**AVAILABLE DATA:**
◆ ◆ ◆ ◆

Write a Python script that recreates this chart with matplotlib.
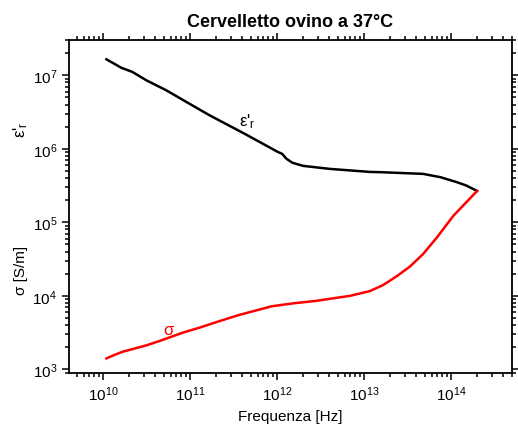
import numpy as np
import matplotlib
matplotlib.use('Agg')
import matplotlib.pyplot as plt
from matplotlib.ticker import LogLocator, NullFormatter

# Data (Hz, eps_r', S/m)
freq_eps = [1.10e10, 1.62e10, 2.19e10, 3.16e10, 5.37e10, 9.12e10, 1.70e11,
            4.27e11, 1.02e12, 1.15e12, 1.29e12, 1.51e12, 2.00e12, 4.07e12,
            1.17e13, 1.55e13, 4.79e13, 7.59e13, 1.17e14, 1.51e14, 2.0e14]
eps_r = [1.65e7, 1.27e7, 1.11e7, 8.55e6, 6.24e6, 4.34e6, 2.84e6,
         1.60e6, 9.10e5, 8.55e5, 7.31e5, 6.46e5, 5.86e5, 5.33e5,
         4.85e5, 4.81e5, 4.56e5, 4.11e5, 3.52e5, 3.16e5, 2.67e5]

freq_sig = [1.10e10, 1.41e10, 1.70e10, 3.16e10, 4.47e10, 8.32e10, 1.29e11,
            2.04e11, 3.55e11, 8.71e11, 1.58e12, 2.75e12, 6.92e12, 1.17e13,
            1.66e13, 2.40e13, 3.39e13, 4.79e13, 6.92e13, 1.07e14, 2.0e14]
sigma = [1.41e3, 1.60e3, 1.74e3, 2.12e3, 2.43e3, 3.16e3, 3.69e3,
         4.41e3, 5.43e3, 7.21e3, 7.94e3, 8.51e3, 1.00e4, 1.16e4,
         1.40e4, 1.86e4, 2.51e4, 3.70e4, 6.24e4, 1.23e5, 2.67e5]

plt.rcParams['font.family'] = ['Liberation Sans', 'DejaVu Sans']
plt.rcParams['mathtext.fontset'] = 'custom'
plt.rcParams['mathtext.rm'] = 'Liberation Sans'
plt.rcParams['mathtext.it'] = 'Liberation Sans'

fig = plt.figure(figsize=(5.18, 4.27), dpi=100)
ax = fig.add_axes([0.133, 0.124, 0.855, 0.780])

ax.plot(freq_eps, eps_r, color='black', lw=1.8)
ax.plot(freq_sig, sigma, color='red', lw=1.8)

ax.set_xscale('log')
ax.set_yscale('log')
ax.set_xlim(10**9.61, 10**14.70)
ax.set_ylim(10**2.95, 10**7.48)

for s in ax.spines.values():
    s.set_linewidth(1.3)

ax.xaxis.set_major_locator(LogLocator(base=10, numticks=20))
ax.xaxis.set_minor_locator(LogLocator(base=10, subs=np.arange(2, 10), numticks=20))
ax.yaxis.set_major_locator(LogLocator(base=10, numticks=20))
ax.yaxis.set_minor_locator(LogLocator(base=10, subs=np.arange(2, 10), numticks=20))
ax.xaxis.set_minor_formatter(NullFormatter())
ax.yaxis.set_minor_formatter(NullFormatter())

ax.tick_params(which='both', direction='out', top=True, right=True, width=1.1)
ax.tick_params(which='major', length=5, labelsize=11)
ax.tick_params(which='minor', length=3)

ax.set_xlabel('Frequenza [Hz]', fontsize=11, labelpad=4)
ax.set_title('Cervelletto ovino a 37°C', fontsize=13, fontweight='bold', pad=10)

fig.text(0.040, 1 - 130 / 427, "ε'$_\\mathrm{r}$", rotation=90,
         ha='center', va='center', fontsize=12)
fig.text(0.040, 1 - 270 / 427, 'σ [S/m]', rotation=90,
         ha='center', va='center', fontsize=11)

ax.text(10**11.66, 10**6.38, "ε'$_\\mathrm{r}$", color='black',
        ha='center', va='center', fontsize=12)
ax.text(10**10.75, 10**3.54, 'σ', color='red', ha='center', va='center',
        fontsize=12)

fig.savefig('out.png', dpi=100)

◆ ◆ ◆ ◆

Only lines belong in the copy: transcribe those from the start of the data through the line that contains "ax.yaxis.set_minor_formatter(NullFormatter())", and skip the pictures.

Write a Python script that recreates this chart with matplotlib.
import numpy as np
import matplotlib
matplotlib.use('Agg')
import matplotlib.pyplot as plt
from matplotlib.ticker import LogLocator, NullFormatter

# Data (Hz, eps_r', S/m)
freq_eps = [1.10e10, 1.62e10, 2.19e10, 3.16e10, 5.37e10, 9.12e10, 1.70e11,
            4.27e11, 1.02e12, 1.15e12, 1.29e12, 1.51e12, 2.00e12, 4.07e12,
            1.17e13, 1.55e13, 4.79e13, 7.59e13, 1.17e14, 1.51e14, 2.0e14]
eps_r = [1.65e7, 1.27e7, 1.11e7, 8.55e6, 6.24e6, 4.34e6, 2.84e6,
         1.60e6, 9.10e5, 8.55e5, 7.31e5, 6.46e5, 5.86e5, 5.33e5,
         4.85e5, 4.81e5, 4.56e5, 4.11e5, 3.52e5, 3.16e5, 2.67e5]

freq_sig = [1.10e10, 1.41e10, 1.70e10, 3.16e10, 4.47e10, 8.32e10, 1.29e11,
            2.04e11, 3.55e11, 8.71e11, 1.58e12, 2.75e12, 6.92e12, 1.17e13,
            1.66e13, 2.40e13, 3.39e13, 4.79e13, 6.92e13, 1.07e14, 2.0e14]
sigma = [1.41e3, 1.60e3, 1.74e3, 2.12e3, 2.43e3, 3.16e3, 3.69e3,
         4.41e3, 5.43e3, 7.21e3, 7.94e3, 8.51e3, 1.00e4, 1.16e4,
         1.40e4, 1.86e4, 2.51e4, 3.70e4, 6.24e4, 1.23e5, 2.67e5]

plt.rcParams['font.family'] = ['Liberation Sans', 'DejaVu Sans']
plt.rcParams['mathtext.fontset'] = 'custom'
plt.rcParams['mathtext.rm'] = 'Liberation Sans'
plt.rcParams['mathtext.it'] = 'Liberation Sans'

fig = plt.figure(figsize=(5.18, 4.27), dpi=100)
ax = fig.add_axes([0.133, 0.124, 0.855, 0.780])

ax.plot(freq_eps, eps_r, color='black', lw=1.8)
ax.plot(freq_sig, sigma, color='red', lw=1.8)

ax.set_xscale('log')
ax.set_yscale('log')
ax.set_xlim(10**9.61, 10**14.70)
ax.set_ylim(10**2.95, 10**7.48)

for s in ax.spines.values():
    s.set_linewidth(1.3)

ax.xaxis.set_major_locator(LogLocator(base=10, numticks=20))
ax.xaxis.set_minor_locator(LogLocator(base=10, subs=np.arange(2, 10), numticks=20))
ax.yaxis.set_major_locator(LogLocator(base=10, numticks=20))
ax.yaxis.set_minor_locator(LogLocator(base=10, subs=np.arange(2, 10), numticks=20))
ax.xaxis.set_minor_formatter(NullFormatter())
ax.yaxis.set_minor_formatter(NullFormatter())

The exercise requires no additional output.